By Steven McKenzie
Highlands and Islands reporter, BBC Scotland news website
A metre length of tape lies next to a trackway of hand-beast prints
More than 100 marks left by a lizard called Isochirotherium - also known as the hand-beast - 270 million years ago have been uncovered on an island.
Dr Neil Clark, who has previously found evidence of ancient reptiles and dinosaurs on Skye, made the finds along with amateur enthusiasts on Arran.
The komodo dragon-sized creature English name was inspired by its unusual hand-like prints.
The footprints and track ways are in the south of the Firth of Clyde isle.
Sites include Sliddery, Levencorroch and Kildonan.
Dr Clark, of the University of Glasgow's Hunterian Museum and Art Gallery, and Hammy Corrance have co-authored a paper on the finds and their identification.
It has been published in the latest edition of the Scottish Journal of Geology.
Footprints were previously found on Arran, but the latest discoveries are the largest to be indentified so far.
The finds at Kildonan by locals Fiona Gorman and John and Jean Fitzpatrick at Sliddery, and during investigations by Dr Clark and Mr Corrance, have seen the number footprints and track ways reach more than 100.
The track ways are a collection of footprints and show the creatures' direction of travel.
Dr Clark said: "The purpose of paper was to draw people's attention that these exist."
"What is interesting about the prints, and the lizard that made them, is that the fifth toe is the equivalent of a pinkie on a hand, when you might expect it to be a thumb."
The hand-beast was similar in size to the komodo dragon
The palaeontologist will be leading a guide walk and talk of the prints during this weekend's Isle of Arran Wildlife Festival.
Last year, Dr Clark was involved in research that suggested footprints found on Skye and in Wyoming, in the US, were left by the same dinosaurs or a similar species.
He said some tracks at the two sites were "indistinguishable".
Great Britain and the United States formed part of the same land-mass hundreds of millions of years ago.
Dr Clark said further investigation into the link was needed.
The preliminary research by the curator of palaeontology and Dr Michael Brett-Surman, of the department of paleobiology at the Smithsonian Institution in Washington, was also published in the Scottish Journal of Geology.

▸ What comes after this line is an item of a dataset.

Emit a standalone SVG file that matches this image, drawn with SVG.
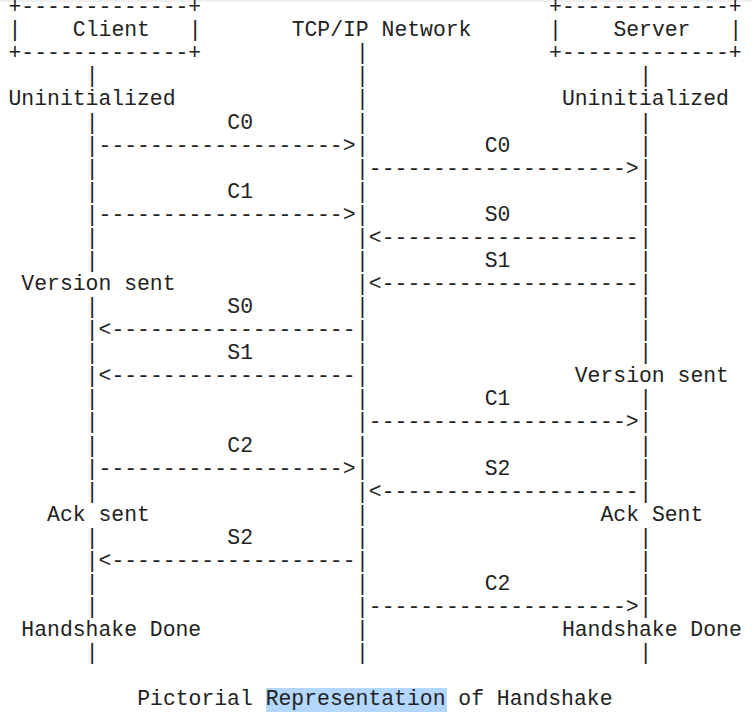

The scientists studied tracks from the Middle Jurassic - about 170 million years ago - found in rock formations.
Analysis included measurements of footprints for comparison, looking at the length of digits and the distance between them.
Data gathered suggested that smaller footprints from the Valtos Sandstone and Kilmaluag formations on Skye were indistinguishable from those in the Sundance Formation in Wyoming.
Four different groupings of dinosaur footprints were identified and the scientists said they may represent at least four different types of animal.